To that note, people remember being told by their leaders that warming is hoax for decades. Even if those leaders have changed their minds, their original statement still applies. They simply don’t come out to the public and say ‘I was wrong, and this is really important’.
I like the people I spar with, to be fair, but there is a special place in hell for people who were trusted to know about these things and took too long to listen, then never came out about switching. The fact that many of them are still on podiums finding ways to capitalise on this crisis makes me question our viability as a species.
A scientist, when not doing science, is simply another person with an opinion.
The scientific method, from Collins:
If someone with a background in science is telling you something that was not created using this method, then its just an opinion. These things are great when you want to decide what to learn. After that, do some science or save yourself some time and check out the science that is already there.
That’s pretty much what we do anytime we engage in any activities that the other mammals aren’t into. Actually, we use science to obtain food and hunt for a mate so maybe we’re just talking about breathing, digesting food and walking around at this point.
Some scientists NOT doing science when telling us about climate change include David Dilley and Doug Edmeades. There are many more but they came up this week. Telltale signs of ‘not doing science’ include:
- Providing arguments based on too few observations
- Not working the steps that turn observations into a hypothesis
- Not submitting this work to other scientists for review
David Dilly noted three spikes in ocean temperature, 8 years apart, in the last 20 years, and turned that into a statement that dismissed pretty much all of other the science on the subject. To a scientist this is clearly absurd, but the man in the tweet buys it, because we respond to official titles and the presence of patterns.
Fictional characters can be scientists too.
One item making the rounds is the OISM petition project. This petition purports to be the opinions of over 31,000 scientists refuting the consensus on global warming. This is held up in response to the claim that over 97% of climate scientists agree that global warming is caused by humans. The thing was, this is an online petition where anyone claiming to be a scientist could sign and it didn’t matter what kind of scientist they claimed to be. Only 39 claimed to be climate scientists.

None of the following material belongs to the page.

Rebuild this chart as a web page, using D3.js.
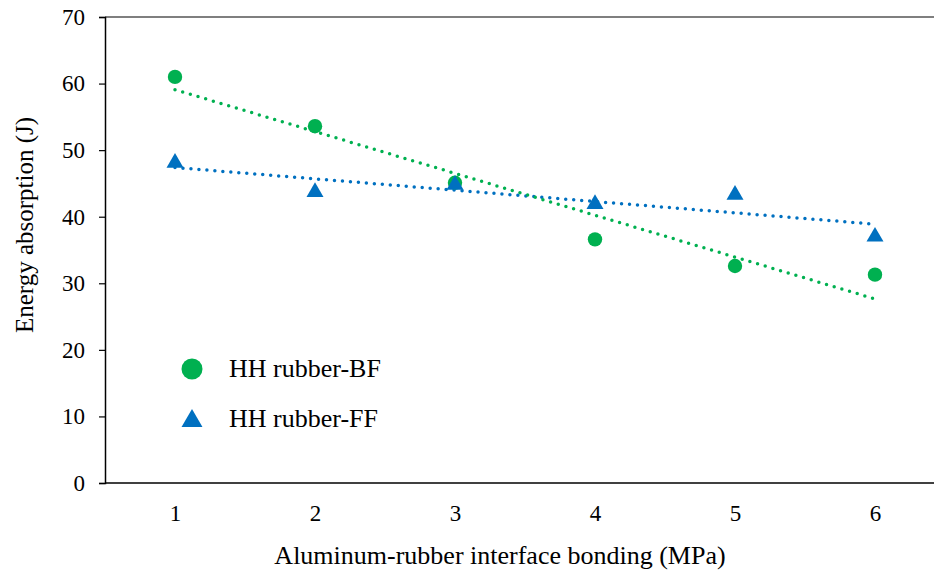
<!DOCTYPE html>
<html>
<head>
<meta charset="utf-8">
<script src="https://cdn.jsdelivr.net/npm/d3@7"></script>
<style>
  body { margin: 0; background: #fff; }
  svg { display: block; font-family: "Liberation Serif", "Times New Roman", serif; }
</style>
</head>
<body>
<svg id="chart"></svg>
<script>
// data
const bonding = [1, 2, 3, 4, 5, 6]
const bfValues = [61.0, 53.6, 45.1, 36.6, 32.6, 31.3]
const ffValues = [48.1, 43.7, 44.8, 41.9, 43.3, 37.0]
const yTicks = [0, 10, 20, 30, 40, 50, 60, 70]
const seriesNames = ["HH rubber-BF", "HH rubber-FF"]

const W = 934, H = 577
const margin = { top: 17, right: 0, bottom: 94, left: 105 }
const green = "#00B050", blue = "#0070C0"

const svg = d3.select("#chart").attr("width", W).attr("height", H)

// x axis runs past the right edge of the picture (cropped)
const x = d3.scaleLinear().domain([0.5, 6.5]).range([margin.left, margin.left + 840])
const y = d3.scaleLinear().domain([0, 70]).range([H - margin.bottom, margin.top])

// frame: left axis, bottom axis, top line
svg.append("line").attr("x1", margin.left).attr("x2", W).attr("y1", y(70)).attr("y2", y(70))
    .attr("stroke", "#555").attr("stroke-width", 1.5)
svg.append("line").attr("x1", margin.left).attr("x2", W).attr("y1", y(0)).attr("y2", y(0))
    .attr("stroke", "#000").attr("stroke-width", 1.5)

const yAxis = d3.axisLeft(y).tickValues(yTicks).tickSize(6).tickPadding(14)
const gy = svg.append("g").attr("transform", `translate(${margin.left},0)`).call(yAxis)
gy.select(".domain").attr("stroke", "#000").attr("stroke-width", 1.5)
gy.selectAll(".tick line").attr("stroke", "#000").attr("stroke-width", 1.2)
gy.selectAll("text").attr("font-size", 23).attr("font-family", "Liberation Serif").attr("fill", "#000")

const xAxis = d3.axisBottom(x).tickValues(bonding).tickFormat(d3.format("d")).tickSize(0).tickPadding(22)
const gx = svg.append("g").attr("transform", `translate(0,${y(0)})`).call(xAxis)
gx.select(".domain").remove()
gx.selectAll("text").attr("font-size", 23).attr("font-family", "Liberation Serif").attr("fill", "#000")

// axis titles
svg.append("text").attr("x", 500).attr("y", 564).attr("text-anchor", "middle")
    .attr("font-size", 26).text("Aluminum-rubber interface bonding (MPa)")
svg.append("text").attr("transform", "translate(33,225) rotate(-90)").attr("text-anchor", "middle")
    .attr("font-size", 25).text("Energy absorption (J)")

// linear trend lines (least squares)
function fit(xs, ys) {
    let mx = d3.mean(xs), my = d3.mean(ys)
    let sxy = d3.sum(xs, (v, i) => (v - mx) * (ys[i] - my))
    let sxx = d3.sum(xs, v => (v - mx) * (v - mx))
    let b = sxy / sxx
    return v => my + b * (v - mx)
}
const fBF = fit(bonding, bfValues), fFF = fit(bonding, ffValues)
const x0 = d3.min(bonding), x1 = d3.max(bonding)

function trend(f, col) {
    svg.append("line")
        .attr("x1", x(x0)).attr("y1", y(f(x0)))
        .attr("x2", x(x1)).attr("y2", y(f(x1)))
        .attr("stroke", col).attr("stroke-width", 3.5)
        .attr("stroke-linecap", "round").attr("stroke-dasharray", "0 8")
}
trend(fFF, blue)
trend(fBF, green)

const tri = d3.symbol().type(d3.symbolTriangle).size(125)

// markers
svg.selectAll(".bf").data(bfValues).join("circle").attr("class", "bf")
    .attr("cx", (d, i) => x(bonding[i])).attr("cy", d => y(d)).attr("r", 7.2)
    .attr("fill", green)
svg.selectAll(".ff").data(ffValues).join("path").attr("class", "ff")
    .attr("d", tri)
    .attr("transform", (d, i) => `translate(${x(bonding[i])},${y(d)})`)
    .attr("fill", blue)

// legend
const lg = svg.append("g")
lg.append("circle").attr("cx", 192).attr("cy", 369).attr("r", 10.5).attr("fill", green)
lg.append("text").attr("x", 229).attr("y", 377).attr("font-size", 26).text(seriesNames[0])
lg.append("path").attr("d", d3.symbol().type(d3.symbolTriangle).size(190))
    .attr("transform", "translate(192,421)").attr("fill", blue)
lg.append("text").attr("x", 229).attr("y", 427).attr("font-size", 26).text(seriesNames[1])
</script>
</body>
</html>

To make the point that this petition was not legitimate some signatories used names of Star Wars characters and one signed up as Spice Girl Geri Halliwell. Attempts to locate and identify these and most of the contributors to this survey were fruitless.
Laugh all you like, but people confidently cite this petition as proof of warmist propaganda. Its sticks and it worked.
Still it matters.
So. Many. Moles. Still, they clearly do matter, since people really think the clearly insane. We should explore for more oil, gas is a transition fuel, fracking is safe, cows can be reverse engineered, industries can be trusted to regulate themselves, the temperatures will fall again, there’s more ice and polar bears reckon its a good time get into real estate.
Don’t think you’ll look back on changing your lightbulbs or recycling as appropriate responses.
Pick up a hammer. Better still, find something that makes more difference. Clearly we are all thrashing around at this point and our efforts seem hopeless. But start with the effort. You might get lucky.